■ **The request**
Pull out every line below containing the word "with".

※ ※ ※

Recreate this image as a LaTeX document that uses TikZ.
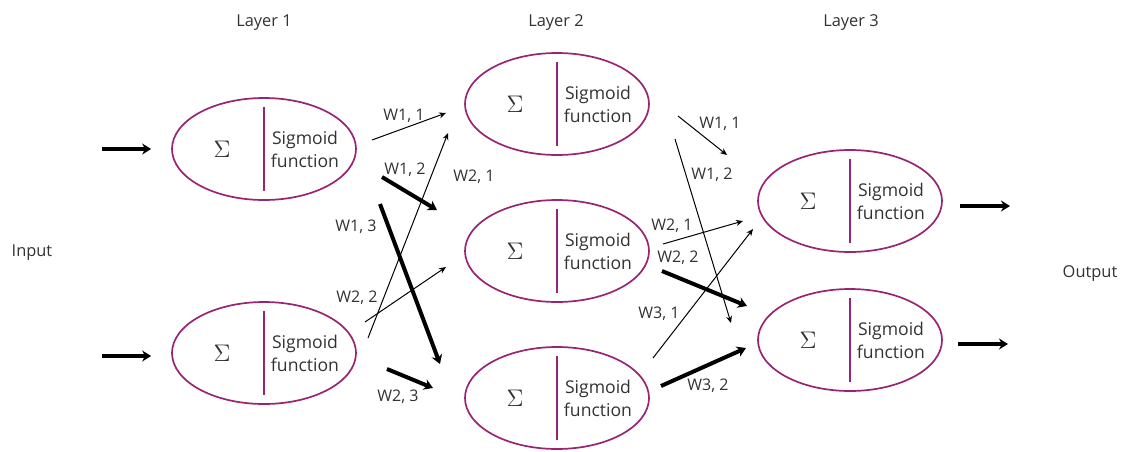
\documentclass[tikz,border=0pt]{standalone}
\usepackage{fontspec}
\setmainfont{Open Sans}
\usepackage{tikz}
\usetikzlibrary{arrows.meta,shapes.geometric}
\definecolor{neuronpurple}{RGB}{152,36,115}
\definecolor{textgray}{RGB}{50,50,50}

\begin{document}
\begin{tikzpicture}[x=0.5pt,y=-0.5pt,semithick,
  neuron/.style={ellipse,draw=neuronpurple,line width=0.85pt,minimum width=92pt,minimum height=51pt,inner sep=0pt},
  thinw/.style={-{Stealth[length=3.5pt,width=3pt]},line width=0.5pt},
  thickw/.style={-{Stealth[length=4.5pt,width=5.5pt]},line width=2pt},
  wlabel/.style={font=\fontsize{8}{9.6}\selectfont,text=textgray,inner sep=1pt},
  title/.style={font=\fontsize{8.2}{10}\selectfont,text=textgray}]
\useasboundingbox (0,0) rectangle (1124,451);

  % layer titles
  \node[title] (t1) at (264,23) {Layer 1};
  \node[title] (t2) at (556,23) {Layer 2};
  \node[title] (t3) at (851,23) {Layer 3};
  \node[title] (in)  at (32,253)   {Input};
  \node[title] (out) at (1090,274) {Output};

  % neurons
  \node[neuron] (a1) at (264,149) {};
  \node[neuron] (a2) at (264,353) {};
  \node[neuron] (b1) at (557,104) {};
  \node[neuron] (b2) at (557,251) {};
  \node[neuron] (b3) at (557,398) {};
  \node[neuron] (c1) at (850,201) {};
  \node[neuron] (c2) at (850,340) {};

  \foreach \n in {a1,a2,b1,b2,b3,c1,c2} {
    \draw[neuronpurple,line width=0.55pt] ([yshift=21pt]\n.center) -- ([yshift=-21pt]\n.center);
    \node[text=textgray,font=\large] (\n s) at ([xshift=-21pt]\n.center) {$\Sigma$};
    \node[align=center,text=textgray,font=\fontsize{8.8}{11.5}\selectfont] (\n f) at ([xshift=20.5pt]\n.center) {Sigmoid\\function};
  }

  % inputs and outputs
  \coordinate (i1) at (102,149);
  \coordinate (i2) at (102,356);
  \coordinate (o1) at (1010,206);
  \coordinate (o2) at (1008,344);
  \draw[thickw] (i1) -- ([xshift=-10pt]a1.west);
  \draw[thickw] (i2) -- ([xshift=-10pt,yshift=-1.5pt]a2.west);
  \draw[thickw] ([xshift=8.5pt,yshift=-2.5pt]c1.east) -- (o1);
  \draw[thickw] ([xshift=7.5pt,yshift=-2pt]c2.east) -- (o2);

  % weights layer 1 -> layer 2
  \coordinate (w11a) at (372,140); \coordinate (w11b) at (446,113);
  \coordinate (w12a) at (382,177); \coordinate (w12b) at (437,210);
  \coordinate (w13a) at (380,204); \coordinate (w13b) at (440,364);
  \coordinate (w21a) at (368,338); \coordinate (w21b) at (448,133);
  \coordinate (w22a) at (365,322); \coordinate (w22b) at (446,267);
  \coordinate (w23a) at (387,369); \coordinate (w23b) at (433,388);

  \draw[thinw]  (w11a) -- (w11b);
  \draw[thickw] (w12a) -- (w12b);
  \draw[thickw] (w13a) -- (w13b);
  \draw[thinw]  (w21a) -- (w21b);
  \draw[thinw]  (w22a) -- (w22b);
  \draw[thickw] (w23a) -- (w23b);

  \node[wlabel] (lw11) at (404,116) {W1, 1};
  \node[wlabel] (lw12) at (405,170) {W1, 2};
  \node[wlabel] (lw13) at (356,227) {W1, 3};
  \node[wlabel] (lw21) at (474,177) {W2, 1};
  \node[wlabel] (lw22) at (357,298) {W2, 2};
  \node[wlabel] (lw23) at (398,397) {W2, 3};

  % weights layer 2 -> layer 3
  \coordinate (v11a) at (678,116); \coordinate (v11b) at (727,155);
  \coordinate (v12a) at (675,139); \coordinate (v12b) at (731,323);
  \coordinate (v21a) at (663,244); \coordinate (v21b) at (743,221);
  \coordinate (v22a) at (662,271); \coordinate (v22b) at (747,306);
  \coordinate (v31a) at (653,358); \coordinate (v31b) at (753,229);
  \coordinate (v32a) at (661,386); \coordinate (v32b) at (746,348);

  \draw[thinw]  (v11a) -- (v11b);
  \draw[thinw]  (v12a) -- (v12b);
  \draw[thinw]  (v21a) -- (v21b);
  \draw[thickw] (v22a) -- (v22b);
  \draw[thinw]  (v31a) -- (v31b);
  \draw[thickw] (v32a) -- (v32b);

  \node[wlabel] (lv11) at (720,124) {W1, 1};
  \node[wlabel] (lv12) at (712,175) {W1, 2};
  \node[wlabel] (lv21) at (672,226) {W2, 1};
  \node[wlabel] (lv22) at (678,258) {W2, 2};
  \node[wlabel] (lv31) at (659,314) {W3, 1};
  \node[wlabel] (lv32) at (708,386) {W3, 2};
\end{tikzpicture}
\end{document}
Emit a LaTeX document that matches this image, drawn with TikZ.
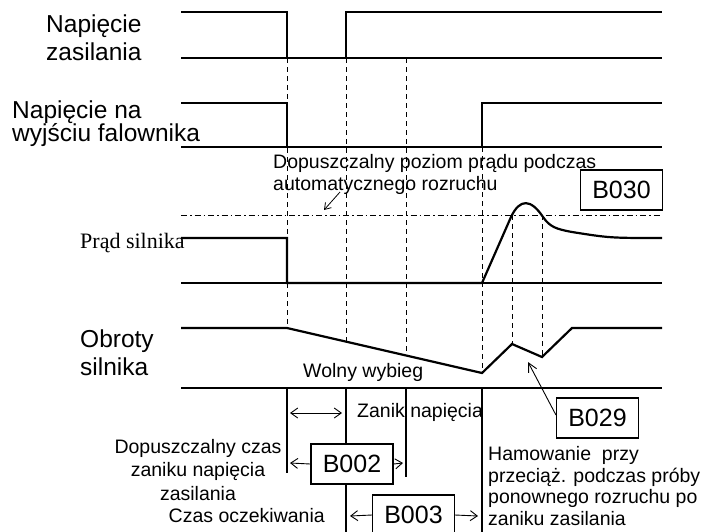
\documentclass[tikz,border=0pt]{standalone}
\usepackage{fontspec}
\setmainfont{Liberation Sans}
\newfontfamily\tms{Liberation Serif}
\usetikzlibrary{arrows.meta}
\begin{document}
\begin{tikzpicture}[x=1pt,y=-1pt,
  sig/.style={line width=2.2pt, line join=miter},
  axisline/.style={line width=1.1pt},
  guide/.style={line width=0.9pt, dash pattern=on 5pt off 4pt},
  limit/.style={line width=0.8pt, dash pattern=on 6pt off 3pt on 1.5pt off 3pt},
  tickline/.style={line width=1.1pt},
  lbl/.style={inner sep=0pt, align=left},
  sml/.style={inner sep=0pt, font=\fontsize{19.5}{21.5}\selectfont},
  param/.style={draw, line width=1.1pt, fill=white, minimum width=82pt, minimum height=40pt, inner sep=0pt, font=\fontsize{25}{28}\selectfont},
  arr/.style={-{Straight Barb[length=7pt,width=10pt]}, line width=0.9pt},
  darr/.style={{Straight Barb[length=7pt,width=10pt]}-{Straight Barb[length=7pt,width=10pt]}, line width=0.9pt},
]
\useasboundingbox (0,0) rectangle (704,531);

% guide lines
\draw[guide] (287,58) -- (287,328);
\draw[guide] (346,58) -- (346,342);
\draw[guide] (406,58) -- (406,355);
\draw[guide] (482,147) -- (482,373);
\draw[guide] (512,215) -- (512,344);
\draw[guide] (542,215) -- (542,357);
\draw[limit] (181,215) -- (662,215);

% base lines
\draw[axisline] (181,58) -- (662,58);
\draw[axisline] (181,147) -- (662,147);
\draw[axisline] (181,283) -- (662,283);
\draw[axisline] (181,388) -- (662,388);

% signals
\draw[sig] (181,12) -- (287,12) -- (287,58) -- (346,58) -- (346,12) -- (662,12);
\draw[sig] (181,103) -- (287,103) -- (287,147) -- (482,147) -- (482,103) -- (662,103);
\draw[sig] (181,238) -- (287,238) -- (287,283) -- (482,283) -- (511,217)
  .. controls (520,198) and (531,199) .. (543,217)
  .. controls (550,227) and (556,229) .. (572,232)
  .. controls (610,238) .. (662,238);
\draw[sig] (181,328) -- (287,328) -- (482,373) -- (512,344) -- (542,357) -- (572,328) -- (662,328);

% time marks
\draw[tickline] (287,388) -- (287,473);
\draw[tickline] (346,388) -- (346,535);
\draw[tickline] (406,388) -- (406,477);
\draw[tickline] (482,388) -- (482,535);

% labels
\node[lbl, anchor=base west, font=\fontsize{24.5}{28}\selectfont] (lsup) at (46,60) {Napięcie\\zasilania};
\node[lbl, anchor=base west, font=\fontsize{24.5}{23.5}\selectfont] (lout) at (12,141.7) {Napięcie na\\wyjściu falownika};
\node[lbl, anchor=base west, font=\tms\fontsize{22}{26}\selectfont] (lcur) at (80,248) {Prąd silnika};
\node[lbl, anchor=base west, font=\fontsize{24.5}{28}\selectfont] (lspd) at (80,375) {Obroty\\silnika};

\node[sml, align=left, anchor=base west] (llim) at (273,190) {Dopuszczalny poziom prądu podczas\\automatycznego rozruchu};
\coordinate (limtail) at (340,192);
\coordinate (limtip) at (324,210);
\draw[-{Straight Barb[length=6pt,width=8pt]}, line width=0.8pt] (limtail) -- (limtip);

\node[sml, anchor=base west] (lfree) at (303,377) {Wolny wybieg};
\node[sml, anchor=base west] (lloss) at (357,417) {Zanik napięcia};

\node[param] (b030) at (621.5,190) {B030};
\node[param] (b029) at (597.5,418) {B029};
\coordinate (b029tip) at (528,362);
\draw[-{Straight Barb[length=9pt,width=9pt]}, line width=0.9pt] ([yshift=3pt]b029.west) -- (b029tip);

% intervals
\coordinate (d1) at (290,413);
\coordinate (d2) at (342,413);
\draw[darr] (d1) -- (d2);

\node[param] (b002) at (352,464) {B002};
\coordinate (b002l) at (290,463);
\coordinate (b002r) at (403,463);
\draw[arr] (b002.west) -- (b002l);
\draw[arr] (b002.east) -- (b002r);

\node[param] (b003) at (413.5,515) {B003};
\coordinate (b003l) at (350,516);
\coordinate (b003r) at (478,516);
\draw[arr] (b003.west) -- (b003l);
\draw[arr] (b003.east) -- (b003r);

\node[sml, align=center, anchor=base, font=\fontsize{19.5}{23.5}\selectfont] (lallow) at (198,500) {Dopuszczalny czas\\zaniku napięcia\\zasilania};
\node[sml, anchor=base east] (lwait) at (325,522) {Czas oczekiwania};
\node[sml, align=left, anchor=base west, font=\fontsize{19.5}{21.5}\selectfont] (lbrake) at (488,525) {Hamowanie~ przy\\przeciąż. podczas próby\\ponownego rozruchu po\\zaniku zasilania};
\end{tikzpicture}
\end{document}
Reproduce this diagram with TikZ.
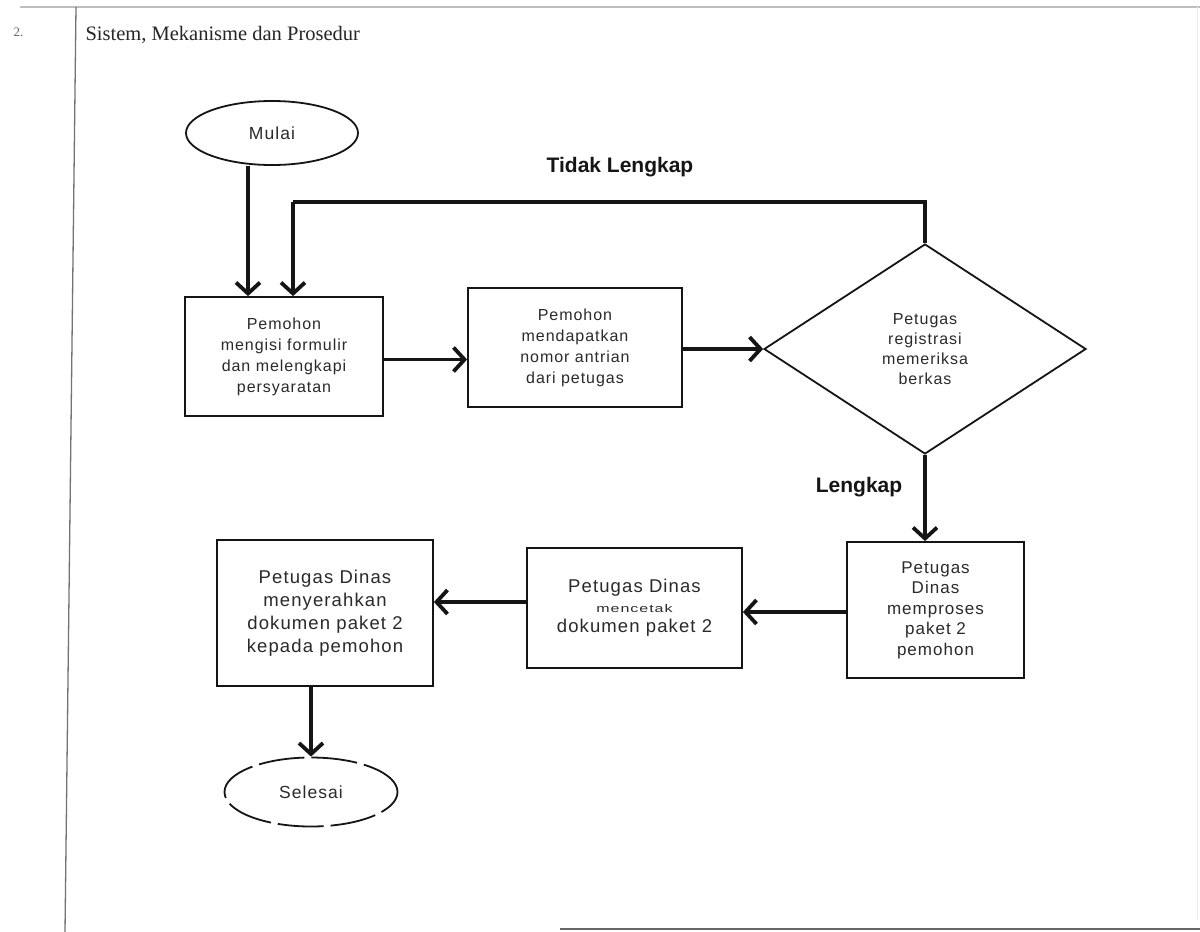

※ ※ ※

■ **Task response**
Emit a LaTeX document that matches this image, drawn with TikZ.
Reproduce this diagram with TikZ.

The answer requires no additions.